Do you still sign every petition supporting better funding for NASA or the ESA that you can find in the hopes that somebody will listen eventually? I used to think the same way and I have signed a couple of those petitions lately – not because I think things will improve for government-funded space agencies if I add my signature, but so the U.S. Congress knows that there are still people in America who support funding space exploration. Theoretically, they will be more reluctant to stop those of us who are interested in becoming a multi-planet species if they know that they’re going to get a pushback if they try to stop the tide. And, really, those government agencies are beginning to lose their monopoly on space flight because it’s beginning to follow the trends I halfway expected.
Space exploration is basically following the same pattern that the colonization of America did. Spain’s monarchy was foresighted enough to fund Columbus’ mission even though he was forever certain that he had simply found a new route to India rather than discovering a new continent. There were a few more government-funded expeditions, but then, private companies started to take over. Many of the original British colonies were funded by charter companies that aimed to make a profit for their stockholders. Of course, this was heinously expensive and didn’t make a quick profit, so in many cases, the charter companies let their control over the colonies lapse, with consequences that seem foreseeable today.
Private companies are starting to get into the space business with the same ideas in mind. Most of them are learning the lessons of the past and expect to work with space agencies like NASA at first to help cover the costs. Others are selling seats on suborbital spacecraft that will give a few minutes of weightlessness to people who can pay a few thousand dollars each. Elon Musk has proposed building a Martian colony by selling “shares” to 80,000 colonists for $500,000 apiece. Essentially, the colonists will also be the stockholders. Will the “stockholder” colonists expect to see a profit, assuming it succeeds? Probably not. If you can find 80,000 moderately well-off individuals who are willing to put both money and life on the line for a Martian colony, you’ll be doing well. I will also be very impressed by the people who can not only put up the same money that they could use to buy a good house in a respectable neighborhood, but also go live in the harsh environment of Mars knowing that one wrong move could kill them.
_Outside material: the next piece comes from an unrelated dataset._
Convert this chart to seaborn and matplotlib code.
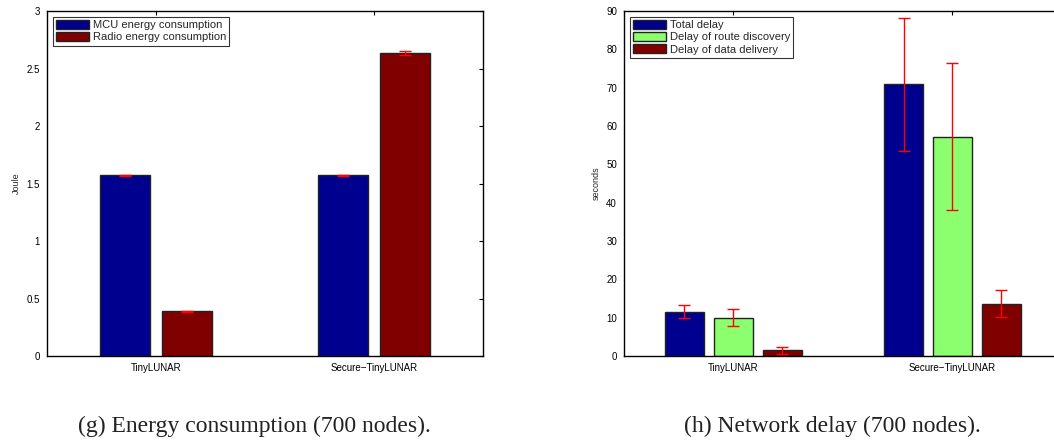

The Aspiring Martians had a discussion about whose flag we should wear on Mars and some people weren’t too thrilled at the idea of wearing the flag of one nation or another. My suggestion was to simply wear one of the flags designed by the future Martians themselves because it’s likely that any future colonization mission isn’t going to represent any single nation. The colonists are most likely to be an international and multicultural group and some of those nations and cultures have a history of not liking another nation or culture very much. We’ll have to find a way to leave that behind even if it means leaving the flags of our nations off of anything we take to Mars.
Besides, the governments of the world might not be throwing up any insurmountable obstacles at the moment, but neither are they giving us much help. Several individuals who have worked for a government-run space agency or one of its contractors may choose to advise private ventures on their own time, but “individual” means exactly that. They don’t represent their governments. Mars One was a private endeavor that NASA chiefs have indicated that they could learn from, but they haven’t lifted a finger to either fund or provide assistance for creating the Martian outpost.
That’s normal and certainly nothing to be alarmed about. It only means that politicians and bureaucrats might make our lives miserable in other ways, but they can’t turn funding into the same political football it has been for NASA. Private enterprises are beginning to take up the role even though the initial price tag is going to be high enough to cause many shareholders to wince. It’s going to be years before corporations see significant profit if they make any kind of Return On Investment at all, which will likely scare off all but the most foresighted of investors. However, the ones who don’t mind working for decades with the public maybe criticizing them for not doing much of the flashbang it takes to show the kind of progress they understand will see real benefits once they really get the momentum going. It’s like starting an avalanche. The ones who don’t mind kicking a few rocks loose even though they know there’s a risk may be among the ones who actually succeed.
King Canute Makes A Point
Once the process is started, it’s hard to stop due to its building momentum. There is a tale that a king named Canute once wanted to demonstrate that he might be a monarch, but there were certain things that he couldn’t control. So he had his people set up his throne at the edge of the ocean. Then, Canute ordered the tide not to rise up and make his feet wet. Of course, the tide did not obey. He made his point, and the phrase “holding back the tide” may have originated from that story. If governments around the world want to hold back human progress in a similar fashion, they may find that they might be able to slow us down in some cases, but they can’t necessarily stop us. They may also find that the governments that are willing to assist, or at least tolerate, projects like Mars One and Inspiration Mars will get all the glory of having those projects occur within their nations’ borders. So some nations may be willing to let history take its course and follow trends similar to the ones that brought the United States of America to the forefront.